**Problem to work on:**
Extract the lines up to and including the one that contains "(s4) at (701,389);", starting with the first line of the entries below, and omit the pictures.

━━━━━ Data rows ━━━━━

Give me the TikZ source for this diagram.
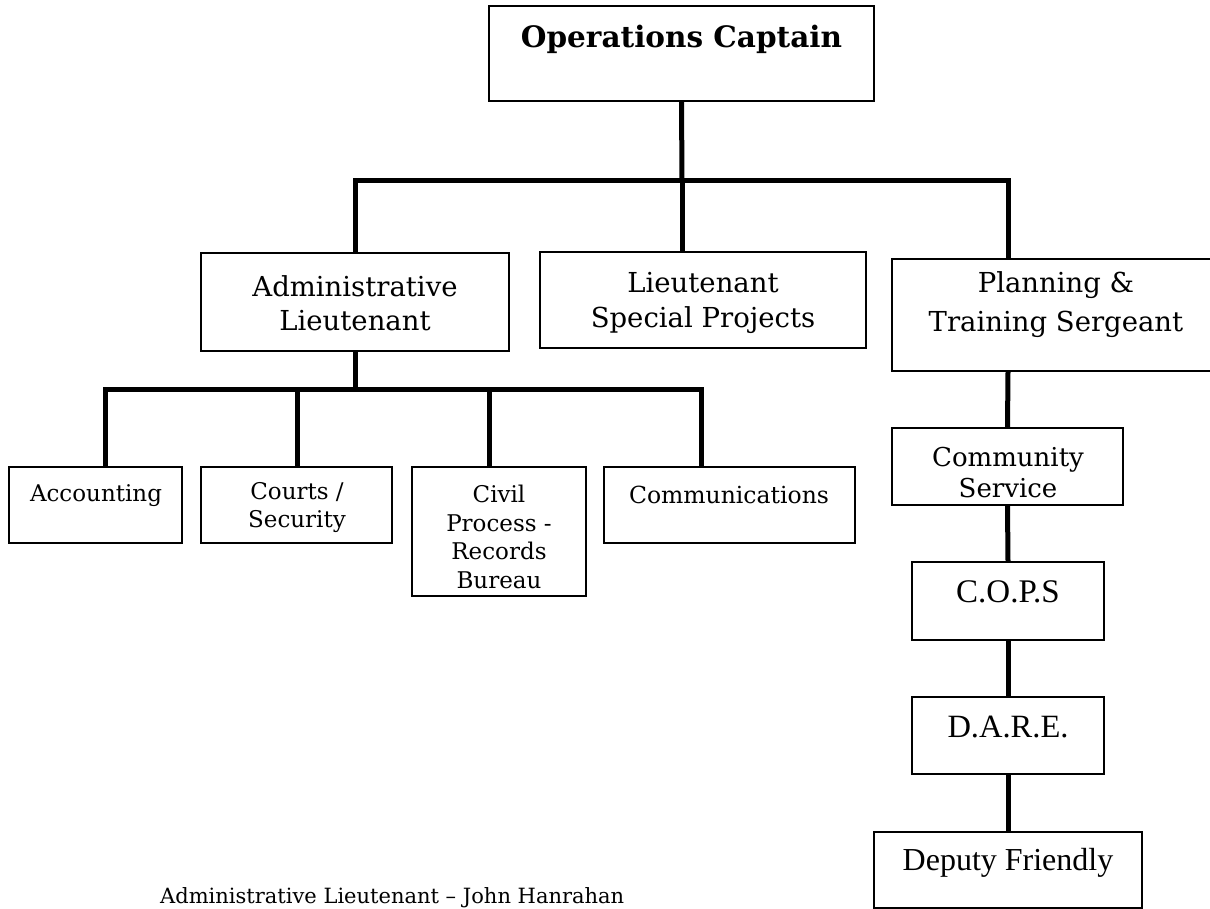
\documentclass[tikz,border=0pt]{standalone}
\usepackage{fontspec}
\setmainfont{DejaVu Serif}
\newfontfamily\timesf{Liberation Serif}
\tikzset{
  box/.style={draw=black, line width=1.5pt, fill=white, inner sep=0pt},
  conn/.style={draw=black, line width=5pt},
  lbl/.style={align=center, inner sep=0pt},
}
\begin{document}
\begin{tikzpicture}[x=1pt,y=-1pt]
\useasboundingbox (0,0) rectangle (1210,909);
\fill[white] (0,0) rectangle (1210,909);

% junction coordinates
\coordinate (j0) at (682,181);
\coordinate (jL) at (355,181);
\coordinate (jR) at (1008,181);
\coordinate (s1) at (105,389);
\coordinate (s2) at (297,389);
\coordinate (s3) at (489,389);
\coordinate (s4) at (701,389);

% boxes
\node[box, minimum width=385pt, minimum height=95pt] (ops) at (681.5,53.5) {};
\node[box, minimum width=308pt, minimum height=98pt] (adm) at (355,302) {};
\node[box, minimum width=326pt, minimum height=96pt] (ltsp) at (703,300) {};
\node[box, minimum width=328pt, minimum height=112pt] (plan) at (1056,315) {};
\node[box, minimum width=173pt, minimum height=76pt] (acc) at (95.5,505) {};
\node[box, minimum width=191pt, minimum height=76pt] (crt) at (296.5,505) {};
\node[box, minimum width=174pt, minimum height=129pt] (civ) at (499,531.5) {};
\node[box, minimum width=251pt, minimum height=76pt] (com) at (729.5,505) {};
\node[box, minimum width=231pt, minimum height=77pt] (cmty) at (1007.5,466.5) {};
\node[box, minimum width=192pt, minimum height=78pt] (cops) at (1008,601) {};
\node[box, minimum width=192pt, minimum height=77pt] (dare) at (1008,735.5) {};
\node[box, minimum width=268pt, minimum height=76pt] (dep) at (1008,870) {};

% connectors
\draw[conn] (ops.south) -- (j0);
\draw[conn] (adm.north) -- (jL) -- (jR) -- (jR |- plan.north);
\draw[conn] (j0) -- (j0 |- ltsp.north);
\draw[conn] (adm.south) -- (adm.south |- s1);
\draw[conn] (s1 |- acc.north) -- (s1) -- (s4) -- (s4 |- com.north);
\draw[conn] (s2) -- (s2 |- crt.north);
\draw[conn] (s3) -- (s3 |- civ.north);
\draw[conn] (jR |- plan.south) -- (cmty.north);
\draw[conn] (cmty.south) -- (cops.north);
\draw[conn] (cops.south) -- (dare.north);
\draw[conn] (dare.south) -- (dep.north);

% texts
\node[lbl, font=\fontsize{29.5}{34}\selectfont\bfseries] (opsT) at (681.5,39.5) {Operations Captain};
\node[lbl, font=\fontsize{27.5}{34}\selectfont] (admT) at (355,303) {Administrative\\Lieutenant};
\node[lbl, font=\fontsize{27.5}{35}\selectfont] (ltspT) at (703,303) {Lieutenant\\Special Projects};
\node[lbl, font=\fontsize{27.5}{39}\selectfont] (planT) at (1056,305) {Planning \&\\Training Sergeant};
\node[lbl, font=\fontsize{23}{28}\selectfont] (accT) at (96,496) {Accounting};
\node[lbl, font=\fontsize{23}{28}\selectfont] (crtT) at (297,508) {Courts /\\Security};
\node[lbl, font=\fontsize{23}{28.5}\selectfont] (civT) at (499,537) {Civil\\Process -\\Records\\Bureau};
\node[lbl, font=\fontsize{23.5}{28}\selectfont] (comT) at (729,495) {Communications};
\node[lbl, font=\fontsize{26}{31}\selectfont] (cmtyT) at (1008,473) {Community\\Service};
\node[lbl, font=\fontsize{33}{36}\selectfont\timesf] (copsT) at (1008,592) {C.O.P.S};
\node[lbl, font=\fontsize{32.5}{36}\selectfont\timesf] (dareT) at (1008,726.5) {D.A.R.E.};
\node[lbl, font=\fontsize{32}{36}\selectfont\timesf] (depT) at (1008,862.5) {Deputy Friendly};
\node[anchor=base west, inner sep=0pt, font=\fontsize{21}{24}\selectfont] (foot) at (160,903) {Administrative Lieutenant – John Hanrahan};
\end{tikzpicture}
\end{document}
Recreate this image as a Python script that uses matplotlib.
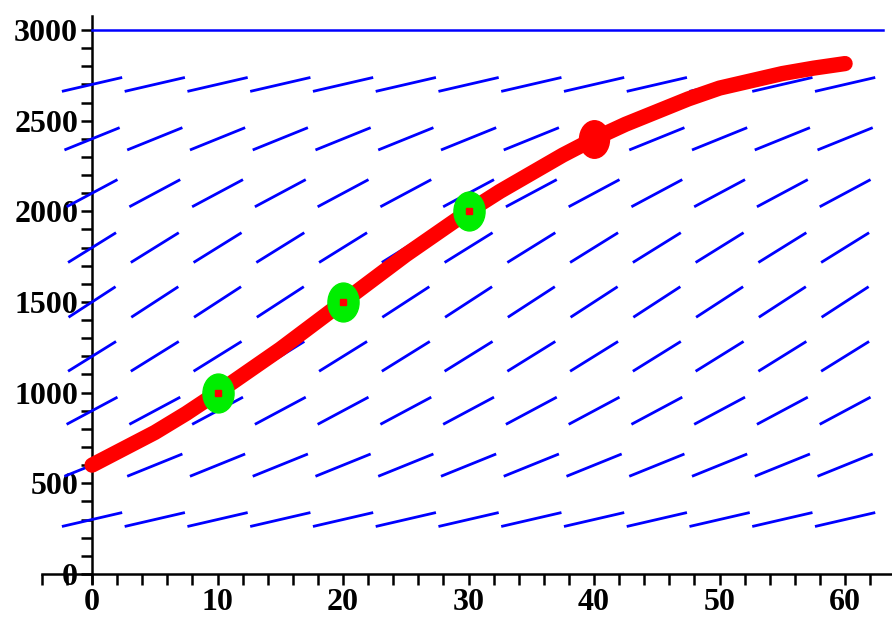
"""Logistic growth direction field with a solution curve and data points."""

import numpy as np
import matplotlib
matplotlib.use("Agg")
import matplotlib.pyplot as plt
from matplotlib.collections import LineCollection
from matplotlib.markers import MarkerStyle
from matplotlib.transforms import Affine2D

# direction field grid
field_t = [0, 5, 10, 15, 20, 25, 30, 35, 40, 45, 50, 55, 60]
field_p = [300, 600, 900, 1200, 1500, 1800, 2100, 2400, 2700]
field_slope = [16, 28, 37, 43, 45, 43, 37, 28, 16]  # dP/dt per row

# solution curve
curve_t = [0, 2.5, 5, 7.5, 10, 12.5, 15, 17.5, 20, 22.5, 25, 27.5, 30,
           32.5, 35, 37.5, 40, 42.5, 45, 47.5, 50, 52.5, 55, 57.5, 60]
curve_p = [600, 690, 780, 885, 1000, 1120, 1240, 1370, 1500, 1630, 1760, 1880, 2000,
           2110, 2210, 2310, 2400, 2480, 2550, 2620, 2680, 2720, 2760, 2790, 2815]

# data points
green_t = [10, 20, 30]
green_p = [1000, 1500, 2000]
red_t = [40]
red_p = [2400]

carrying = 3000
line_end = 63

BLUE = "#0000ff"
RED = "#ff0000"
GREEN = "#00ee00"

fig = plt.figure(figsize=(8.92, 6.19), dpi=100)
ax = fig.add_axes([0.0469, 0.0582, 0.954, 0.9167])
ax.set_xlim(-4, 63.8)
ax.set_ylim(-50, 3080)

# direction field segments, normalised relative to the plot ranges
X, Y, L = 60.0, 3000.0, 0.084
segs = []
for p, s in zip(field_p, field_slope):
    u, v = 1.0 / X, s / Y
    n = np.hypot(u, v)
    dx = u / n * L * X / 2
    dy = v / n * L * Y / 2
    for t in field_t:
        segs.append([(t - dx, p - dy), (t + dx, p + dy)])
ax.add_collection(LineCollection(segs, colors=BLUE, linewidths=2, zorder=2))

# equilibrium line
ax.plot([0, line_end], [carrying, carrying], color=BLUE, lw=1.8, zorder=2)

# solution curve
ax.plot(curve_t, curve_p, color=RED, lw=11, solid_capstyle="round",
        solid_joinstyle="round", zorder=3)

ell = MarkerStyle("o", transform=Affine2D().scale(0.8, 1.0))
ax.plot(green_t, green_p, ls="none", marker=ell, ms=28, mfc=GREEN, mec=GREEN, zorder=4)
ax.plot(green_t, green_p, ls="none", marker="s", ms=5, mfc=RED, mec=RED, zorder=5)
ax.plot(red_t, red_p, ls="none", marker=ell, ms=27, mfc=RED, mec=RED, zorder=4)

# axes through the origin
for side in ("top", "right"):
    ax.spines[side].set_visible(False)
ax.spines["left"].set_position(("data", 0))
ax.spines["bottom"].set_position(("data", 0))
for side in ("left", "bottom"):
    ax.spines[side].set_linewidth(1.8)
    ax.spines[side].set_zorder(1)

ax.set_xticks(range(0, 61, 10))
ax.set_xticks(np.arange(-4, 64, 2), minor=True)
ax.set_yticks(range(0, 3001, 500))
ax.set_yticks(np.arange(0, 3001, 100), minor=True)

ax.tick_params(which="both", direction="out", length=8, width=1.8, color="black")
ax.tick_params(axis="x", pad=2)
ax.tick_params(axis="y", pad=2)

for lab in ax.get_xticklabels() + ax.get_yticklabels():
    lab.set_fontfamily("Liberation Serif")
    lab.set_fontweight("bold")
    lab.set_fontsize(23)

fig.savefig("out.png", dpi=100)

━━━━━

**Exercise response:**
Give me the TikZ source for this diagram.
\documentclass[tikz,border=0pt]{standalone}
\usepackage{fontspec}
\setmainfont{DejaVu Serif}
\newfontfamily\timesf{Liberation Serif}
\tikzset{
  box/.style={draw=black, line width=1.5pt, fill=white, inner sep=0pt},
  conn/.style={draw=black, line width=5pt},
  lbl/.style={align=center, inner sep=0pt},
}
\begin{document}
\begin{tikzpicture}[x=1pt,y=-1pt]
\useasboundingbox (0,0) rectangle (1210,909);
\fill[white] (0,0) rectangle (1210,909);

% junction coordinates
\coordinate (j0) at (682,181);
\coordinate (jL) at (355,181);
\coordinate (jR) at (1008,181);
\coordinate (s1) at (105,389);
\coordinate (s2) at (297,389);
\coordinate (s3) at (489,389);
\coordinate (s4) at (701,389);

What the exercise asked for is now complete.